There have been some instances where the auditor has allowed a letter but determined that part of the letter only be allowed on the basis of sheetage rather than pages.
One instance was in connection with correspondence to a solicitor in the form of a letter setting out a decision relating to a tribunal or appeal to the Immigration Service which also contained detailed reasons for the decision.
The Auditor Glasgow sheriff court on 14 May 2012, in the case of RG decided that the response by the solicitor, although in the form of a letter was closer to a document containing written submissions.
Our view is that the approaches adopted by the auditor in those cases can be read across so as to apply to any other form of legal aid or advice and assistance.
Whether a letter is allowed on the basis of pages or, in the exceptional circumstances discussed, we still determine what is reasonable in terms of length by reference to relevant content.

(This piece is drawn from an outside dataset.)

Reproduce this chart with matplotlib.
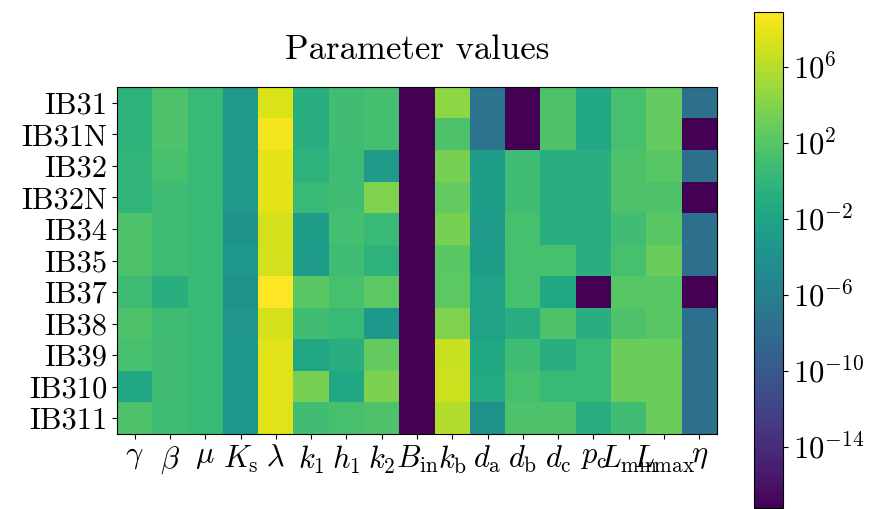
import matplotlib
matplotlib.use('Agg')
import matplotlib.pyplot as plt
import numpy as np
from matplotlib.colors import LogNorm

plt.rcParams['font.family'] = 'serif'
plt.rcParams['font.serif'] = ['cmr10']
plt.rcParams['mathtext.fontset'] = 'cm'
plt.rcParams['axes.formatter.use_mathtext'] = True

rows = ['IB31', 'IB31N', 'IB32', 'IB32N', 'IB34', 'IB35',
        'IB37', 'IB38', 'IB39', 'IB310', 'IB311']
params = [r'$\gamma$', r'$\beta$', r'$\mu$', r'$K_\mathrm{s}$', r'$\lambda$',
          r'$k_1$', r'$h_1$', r'$k_2$', r'$B_\mathrm{in}$', r'$k_\mathrm{b}$',
          r'$d_\mathrm{a}$', r'$d_\mathrm{b}$', r'$d_\mathrm{c}$', r'$p_\mathrm{c}$',
          r'$L_\mathrm{min}$', r'$L_\mathrm{max}$', r'$\eta$']

# log10 of the parameter values, one list per parameter (rows in order above)
MIN = -17.23
log_gamma = [-0.3, -0.3, -0.1, -0.1, 1.6, 1.6, 0.8, 1.6, 1.3, -1.6, 1.6]
log_beta = [1.6, 1.6, 1.3, 0.8, 0.8, 0.8, -0.8, 0.8, 0.9, 0.9, 0.8]
log_mu = [0.4, 0.4, 0.4, 0.4, 0.4, 0.4, 0.4, 0.4, 0.4, 0.4, 0.4]
log_Ks = [-3.1, -3.1, -3.1, -3.1, -3.9, -3.3, -3.9, -3.6, -3.4, -3.4, -3.4]
log_lambda = [7.4, 8.4, 7.85, 7.85, 7.2, 7.05, 8.88, 7.2, 7.7, 7.7, 7.7]
log_k1 = [-0.8, -0.8, -0.3, 0.4, -2.6, -2.9, 2.2, 0.9, -1.6, 3.5, 0.9]
log_h1 = [0.9, 0.9, 0.8, 0.9, 1.05, 0.8, 1.3, 0.4, -0.8, -1.6, 1.3]
log_k2 = [1.2, 1.2, -2.9, 3.8, 0.4, -0.3, 2.35, -3.3, 2.6, 3.7, 1.6]
log_Bin = [MIN] * 11
log_kb = [4.4, 1.6, 3.5, 2.6, 3.5, 2.2, 2.35, 3.8, 6.7, 6.9, 5.9]
log_da = [-7.3, -7.3, -2.6, -2.6, -2.9, -2.6, -2.2, -2.2, -1.6, -1.3, -3.9]
log_db = [MIN, MIN, 0.8, 0.8, 1.3, 1.3, 1.3, -1.0, 0.8, 1.3, 1.6]
log_dc = [1.6, 1.6, -0.8, -0.8, -0.8, 1.3, -1.6, 1.6, -0.8, 0.4, 1.6]
log_pc = [-1.6, -1.6, -0.8, -0.8, -0.8, -0.8, MIN, -0.8, 0.4, 0.4, -0.8]
log_Lmin = [1.3, 1.3, 1.6, 1.6, 0.9, 1.3, 2.1, 1.6, 2.9, 2.9, 0.9]
log_Lmax = [2.6, 2.6, 2.1, 1.6, 2.2, 2.9, 2.1, 2.2, 2.9, 2.9, 2.9]
log_eta = [-7.6, MIN, -7.6, MIN, -7.6, -7.6, MIN, -7.6, -7.6, -7.6, -7.6]

cols = [log_gamma, log_beta, log_mu, log_Ks, log_lambda, log_k1, log_h1, log_k2,
        log_Bin, log_kb, log_da, log_db, log_dc, log_pc, log_Lmin, log_Lmax, log_eta]
values = 10.0 ** np.array(cols).T

fig = plt.figure(figsize=(8.75, 5.09), dpi=100)
ax = fig.add_axes([0.1337, 0.1473, 0.6857, 0.6817])
cax = fig.add_axes([0.8617, 0.002, 0.0331, 0.9745])

im = ax.imshow(values, cmap='viridis', norm=LogNorm(), aspect='auto')
ax.set_xticks(range(len(params)), labels=params, fontsize=22)
ax.set_yticks(range(len(rows)), labels=rows, fontsize=22)
ax.set_title('Parameter values', fontsize=25, pad=20)

cb = fig.colorbar(im, cax=cax)
cb.set_ticks([1e-14, 1e-10, 1e-6, 1e-2, 1e2, 1e6])
cb.ax.tick_params(labelsize=22)
cb.minorticks_off()

fig.savefig('out.png', dpi=100)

Where a letter is sent by way of an email, the appropriate framing charge for a letter is chargeable.
An additional charge shall not be allowed for a forwarding email attaching a copy letter.
Email correspondence is often the preferred mode of contact as it is efficient, economical, instant and accessible.
However that can often result in multiple short messages being exchanged on the same day.
The principle of due regard being had to economy applies to the assessment of any account received so, in the event of such charges being claimed, we must be satisfied that the charges meet that test.
For example, would it have been reasonable to hold a short telephone call or meeting rather than incurring multiple letter charges?
That may not always be possible but it is a factor we may consider depending on the circumstances.
This also applies to ‘text messages’ – see below. (See also ‘Multiple letters to counsel…’ above).
While text messages are not generally in a format that would convey material and meaningful communications with the client, they may be reasonably chargeable on cause shown.
Accordingly the account entry requires to demonstrate the content of the message as being reasonably payable as a letter.